# Rough Idle\Smells like rotten eggs(kinda)\Some smoke



## 99GTi20T (Mar 30, 2002)

My idle is real rough and bouncy...it bouces around the normal idle rpms 750-850...smells like rotten eggs(kinda)\and when i accelarate i leave a cloud behind me...and i have black soot(i think that's how you spell it) on my trunk hatch....any idea why??? I have an FMU + G60 injectors + no chip...and i changed my spark plugs thinking that might be why( i put colder ones in) but that didn't change anything...any idea why???


----------



## killercorrado (Apr 30, 2002)

*Re: Rough Idle\Smells like rotten eggs(kinda)\Some smoke (99GTi20T)*

Sounds like a bad O2 sensor, your engine is not getting the propper air/fuel mixture and is eraticly adjusting causing your bouncing idle and the smell (if its the same one I am thinking of) is you running rich. If your short on cash and are somewhat handy with some wire clipers and crimpers buy a universal one and wire it in youself, really easy and saves a ton of money.


----------



## vwsl (Feb 13, 2002)

*Re: Rough Idle\Smells like rotten eggs(kinda)\Some smoke (killercorrado)*

could also be a clogged catalytic converter


----------



## GTI PSYCHO (Dec 17, 2001)

*Re: Rough Idle\Smells like rotten eggs(kinda)\Some smoke (vwsl)*

running too rich man....... when you run to rich you smell the burning gas .. the idle is choppy and smoke will come out....... its not bad.. just not good..... deff not the o2 sensor though.....


----------



## trickracer21 (Oct 2, 2002)

*Re: Rough Idle\Smells like rotten eggs(kinda)\Some smoke (GTI PSYCHO)*

its your o2 sensor if it go bad your ecu go's in get home mode and puts it to







full rich


----------



## GTI RB (Aug 25, 2000)

*Re: Rough Idle\Smells like rotten eggs(kinda)\Some smoke (99GTi20T)*

Guys, its not the damn O2 sensor, not saying it might not have gone bad from him runing rich, but its not his real source, re-read the post
quote:[HR][/HR]My idle is real rough and bouncy...it bouces around the normal idle rpms 750-850...smells like rotten eggs(kinda)\and when i accelarate i leave a cloud behind me...and i have black soot(i think that's how you spell it) on my trunk hatch....any idea why??? I have an FMU + G60 injectors + *no chip*...and i changed my spark plugs thinking that might be why( i put colder ones in) but that didn't change anything...any idea why???

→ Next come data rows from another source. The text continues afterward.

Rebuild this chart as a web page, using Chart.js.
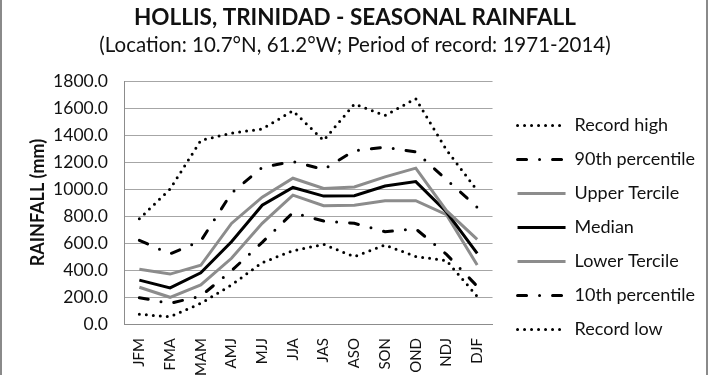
<!DOCTYPE html>
<html>
<head>
<meta charset="utf-8">
<script src="https://cdn.jsdelivr.net/npm/chart.js@4"></script>
<style>
  html, body { margin: 0; padding: 0; background: #fff; }
  #wrap { position: relative; width: 710px; height: 375px; overflow: hidden; }
  #wrap .edge { position: absolute; top: 0; bottom: 0; width: 2px; background: #8a8a8a; }
</style>
</head>
<body>
<div id="wrap">
  <canvas id="rain-chart"></canvas>
  <div class="edge" style="left:0"></div>
  <div class="edge" style="left:706px"></div>
</div>
<script>
// seasons (3-month windows)
const seasons = ['JFM', 'FMA', 'MAM', 'AMJ', 'MJJ', 'JJA', 'JAS', 'ASO', 'SON', 'OND', 'NDJ', 'DJF'];

// rainfall, mm
const recordHigh   = [780, 1000, 1360, 1415, 1445, 1580, 1360, 1630, 1545, 1670, 1290, 990];
const pct90        = [620, 520, 615, 970, 1160, 1205, 1145, 1285, 1310, 1275, 1070, 865];
const upperTercile = [405, 370, 435, 745, 940, 1080, 1005, 1015, 1090, 1155, 840, 627];
const median       = [325, 268, 380, 610, 880, 1012, 948, 950, 1022, 1055, 830, 523];
const lowerTercile = [272, 198, 289, 487, 746, 955, 876, 880, 914, 914, 810, 437];
const pct10        = [195, 153, 207, 395, 605, 825, 763, 746, 684, 705, 516, 280];
const recordLow    = [72, 54, 153, 289, 455, 543, 590, 499, 585, 500, 470, 205];

const yTicks = [0, 200, 400, 600, 800, 1000, 1200, 1400, 1600, 1800];

const FONT = 'Lato, "Open Sans", sans-serif';
const DOTTED = [0, 7];
const DASH_DOT = [9, 13, 0, 13];
const SIDE_PAD = 14;

function series(label, data, color, dash) {
  return {
    label, data,
    borderColor: color,
    backgroundColor: color,
    borderWidth: 3,
    borderDash: dash,
    borderCapStyle: dash.length ? 'round' : 'butt',
    pointRadius: 0,
    tension: 0,
    fill: false,
  };
}

const datasets = [
  series('Record high', recordHigh, '#000', DOTTED),
  series('90th percentile', pct90, '#000', DASH_DOT),
  series('Upper Tercile', upperTercile, '#8c8c8c', []),
  series('Median', median, '#000', []),
  series('Lower Tercile', lowerTercile, '#8c8c8c', []),
  series('10th percentile', pct10, '#000', DASH_DOT),
  series('Record low', recordLow, '#000', DOTTED),
];

// legend sits lower and a bit further right than Chart.js puts it
const legendNudge = {
  id: 'legendNudge',
  afterLayout(chart) {
    const l = chart.legend;
    if (!l) return;
    l.top += 40; l.bottom += 40;
    l.left += 9; l.right += 9;
  },
};

function legendLabels(chart) {
  return chart.data.datasets.map((ds, i) => ({
    text: ds.label,
    fillStyle: ds.borderColor,
    strokeStyle: ds.borderColor,
    fontColor: '#111',
    lineWidth: 3,
    lineDash: ds.borderDash,
    lineCap: ds.borderCapStyle,
    pointStyle: 'line',
    hidden: false,
    datasetIndex: i,
  }));
}

document.addEventListener('DOMContentLoaded', () => {
  const ctx = document.getElementById('rain-chart').getContext('2d');
  new Chart(ctx, {
    type: 'line',
    data: { labels: seasons, datasets },
    plugins: [legendNudge],
    options: {
      responsive: true,
      maintainAspectRatio: false,
      animation: false,
      layout: { padding: { left: SIDE_PAD, right: SIDE_PAD, top: 0, bottom: 0 } },
      plugins: {
        title: {
          display: true,
          text: 'HOLLIS, TRINIDAD - SEASONAL RAINFALL',
          color: '#111',
          font: { family: FONT, size: 22.5, weight: 'bold' },
          padding: { top: 4.5, bottom: 2 },
        },
        subtitle: {
          display: true,
          text: '(Location: 10.7°N, 61.2°W; Period of record: 1971-2014)',
          color: '#111',
          font: { family: FONT, size: 20.5 },
          padding: { top: 0, bottom: 23 },
        },
        legend: {
          position: 'right',
          align: 'center',
          maxWidth: 260,
          labels: {
            usePointStyle: true,
            pointStyleWidth: 48,
            padding: 16,
            color: '#111',
            font: { family: FONT, size: 18 },
            generateLabels: legendLabels,
          },
        },
        tooltip: { enabled: false },
      },
      scales: {
        x: {
          offset: true,
          grid: { display: false },
          border: { display: true, color: '#8c8c8c', width: 1 },
          ticks: {
            autoSkip: false,
            minRotation: 90,
            maxRotation: 90,
            color: '#111',
            padding: 6,
            font: { family: FONT, size: 15 },
          },
          afterFit: scale => { scale.height = 51; },
        },
        y: {
          min: 0,
          max: 1800,
          afterBuildTicks: scale => { scale.ticks = yTicks.map(v => ({ value: v })); },
          grid: { color: '#a6a6a6', drawTicks: false },
          border: { display: true, color: '#8c8c8c', width: 1 },
          ticks: {
            color: '#111',
            padding: 16,
            font: { family: FONT, size: 17.5 },
            callback: v => v.toFixed(1),
          },
          title: {
            display: true,
            text: 'RAINFALL (mm)',
            color: '#111',
            font: { family: FONT, size: 18, weight: 'bold' },
            padding: { top: 27 - SIDE_PAD, bottom: 0 },
          },
          afterFit: scale => { scale.width = 124 - SIDE_PAD; },
        },
      },
    },
  });
});
</script>
</body>
</html>
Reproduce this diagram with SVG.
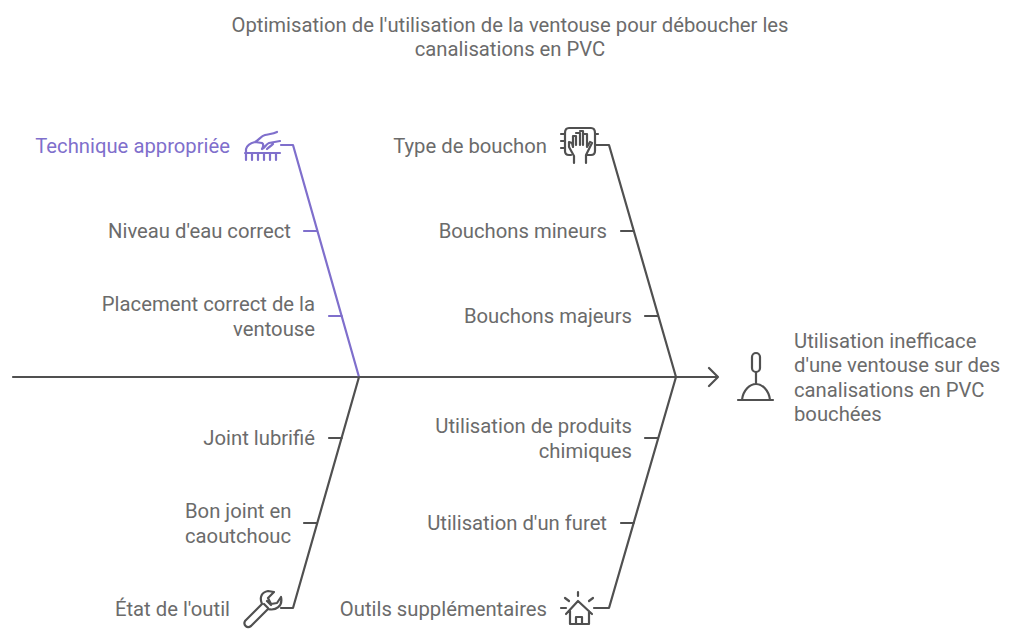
<svg xmlns="http://www.w3.org/2000/svg" width="1024" height="640" viewBox="0 0 1024 640">
<style>
text{font-family:"Roboto","Liberation Sans",sans-serif;font-size:20.25px;fill:#6b6b6b}
.e{text-anchor:end}.m{text-anchor:middle}
.c,.i{fill:none;stroke:#505050;stroke-width:2.2;stroke-linecap:round;stroke-linejoin:round}
.p{stroke:#7f6fcc}
text.v{fill:#7f6fcc}
</style>
<rect width="1024" height="640" fill="#ffffff"/>
<g id="title"><text class="m" x="510" y="32">Optimisation de l'utilisation de la ventouse pour déboucher les</text><text class="m" x="510" y="56">canalisations en PVC</text></g>
<g id="connectors">
<path class="c" d="M13 377H718M709 368L718 377L709 386"/>
<path class="c p" d="M281 145H293L359 377M304 231H317M329 316H342"/>
<path class="c" d="M596 145H609L676 377M621 231H634M645 316H658"/>
<path class="c" d="M359 377L293 608H281M329 438H342M304 523H317"/>
<path class="c" d="M676 377L609 608H594M645 438H658M621 523H634"/>
</g>
<g id="n1"><text class="v e" x="230" y="153">Technique appropriée</text>
<path class="i p" d="M245 153H280M246 153V160M252 153V160M258 153V160M264 153V160M270 153V160M276 153V160M246 152V149C247 145 251 143 255 142C259 140 261 136 265 135C269 134 273 134 277 132M255 142L262 143C264 144 263 147 262 149M262 149C265 148 266 144 269 143L280 141M267 149C269 147 271 146 273 144"/></g>
<g id="n2"><text class="e" x="291" y="238">Niveau d'eau correct</text></g>
<g id="n3"><text class="e" x="315" y="311">Placement correct de la</text><text class="e" x="315" y="336">ventouse</text></g>
<g id="n4"><text class="e" x="547" y="153">Type de bouchon</text>
<path class="i" d="M571 155H569C566 155 565 153 565 151V133C565 130 566 128 569 128H591C594 128 595 130 595 133V151C595 153 594 155 591 155H587M561 134H565M561 141H565M561 148H565M595 134H598M595 145H598M574 163V156L569 147V142L572 143L573 147V136H576V145M576 133H580V145M580 131H583V145M583 134H587V147L590 142L592 143L586 155V163"/></g>
<g id="n5"><text class="e" x="607" y="238">Bouchons mineurs</text></g>
<g id="n6"><text class="e" x="632" y="323">Bouchons majeurs</text></g>
<g id="n7"><text class="e" x="315" y="445">Joint lubrifié</text></g>
<g id="n8"><text x="185" y="518">Bon joint en</text><text x="185" y="543">caoutchouc</text></g>
<g id="n9"><text class="e" x="230" y="616">État de l'outil</text>
<path class="i" d="M245 621L262 604C259 597 262 592 268 591L274 592L268 598L271 604L277 603L281 597C283 606 276 611 268 609L251 626C247 629 243 625 245 621ZM267 601L271 605M264 604L268 608"/></g>
<g id="n10"><text class="e" x="632" y="433">Utilisation de produits</text><text class="e" x="632" y="458">chimiques</text></g>
<g id="n11"><text class="e" x="607" y="530">Utilisation d'un furet</text></g>
<g id="n12"><text class="e" x="547" y="616">Outils supplémentaires</text>
<path class="i" d="M566 614L578 601L592 614M570 611V624H589V611M576 624V617H582V624M578 592V596M565 598L569 601M593 598L589 601M561 608H566"/></g>
<g id="n13">
<text x="794" y="348">Utilisation inefficace</text><text x="794" y="372">d'une ventouse sur des</text><text x="794" y="397">canalisations en PVC</text><text x="794" y="421">bouchées</text>
<path class="i" d="M738 400H773M742 400C743 390 750 384 756 384C762 384 769 390 770 400M756 384V372"/><rect class="i" x="752" y="353" width="8" height="19" rx="4"/>
</g>
</svg>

[HR][/HR]​You stock chip cant control the red-tops man, i'm stunned you car is even running. You need to vuy a chip burned for thoose injectors. Then if you still have similair problems i would check the O2 sensor.


----------



## 99GTi20T (Mar 30, 2002)

*Re: Rough Idle\Smells like rotten eggs(kinda)\Some smoke (GTI RB)*

i have green tops...24lbs/hr. stock chip can handle %25 bigger injectors...anyone else????


----------



## SILVERADO (May 16, 2002)

*Re: Rough Idle\Smells like rotten eggs(kinda)\Some smoke (99GTi20T)*

The guy was right,your ecu is calibrated for your stock 20lb injectors,when you put G-60 injectors and a fmu in you are essentially flooding the engine with gas,plus if you have your 02 sensors plugged in you will be running "closed loop and your 02 sensors will detect a over-rich conditon and cut try to cut back fuel by decreasing duty cycle (amount injectors are open)so your car will be trying to fight your injectors and fmu.Basically,unless you get a chip burned for your injectors or go stand alone,get used to the rich running and you will blow out the cat real fast ,so good luck.TRy putting your stock injectors back in,and use the fmu.


----------



## trickracer21 (Oct 2, 2002)

*Re: Rough Idle\Smells like rotten eggs(kinda)\Some smoke (SILVERADO)*

yeah there right i didnt see u had red tops in your car. When i was playin around with injectors it did that a few times make sure they are high resistance injectors low resistance injetors will give u very dark smoke and your ecu will also kill them in no time. Get a chip from SNS there really good guys and do awesome work http://www.snstuning.com/


----------



## 99GTi20T (Mar 30, 2002)

*Re: Rough Idle\Smells like rotten eggs(kinda)\Some smoke (trickracer21)*

i tried w/ stock injectors + fmu...car bogged when getting into boost...oh yea....i have GREEN tops not red tops


[Modified by 99GTi20T, 4:30 PM 11-28-2002]


----------



## jazzpur (Dec 27, 2001)

*Re: Rough Idle\Smells like rotten eggs(kinda)\Some smoke (99GTi20T)*

ive been told that the rotten egg smell is from a flooded cat


----------



## MunKyBoy (Sep 16, 2002)

*Re: Rough Idle\Smells like rotten eggs(kinda)\Some smoke (jazzpur)*

quote:[HR][/HR]ive been told that the rotten egg smell is from a flooded cat[HR][/HR]​I'll second that


----------



## GTI RB (Aug 25, 2000)

*Re: Rough Idle\Smells like rotten eggs(kinda)\Some smoke (99GTi20T)*

OK....well are you throwing any codes?


----------



## turboed'97 (Dec 1, 2002)

*Re: Rough Idle\Smells like rotten eggs(kinda)\Some smoke (99GTi20T)*

yeah man to much fuel!!!!! you need to do a chip. the rotten egg smell is like everyone else said,your cat. and it will only get worse. flooding your cat will kill your o2 sensors if it already did'nt happen. try either taking the fmu off, or put the stock injectors back in.


----------



## 99GTi20T (Mar 30, 2002)

*Re: Rough Idle\Smells like rotten eggs(kinda)\Some smoke (turboed'97)*

hmmm...anyone think i should run a test pipe instead of the cat and say phuck the cat??? Anyone ever had any problems w/ this?


----------



## SILVERADO (May 16, 2002)

*Re: Rough Idle\Smells like rotten eggs(kinda)\Some smoke (99GTi20T)*

Try injectors only and un-plug your o2 sensor.Youll run rich and if you have a a/f gauge you can see how rich.Rich is better than lean.


----------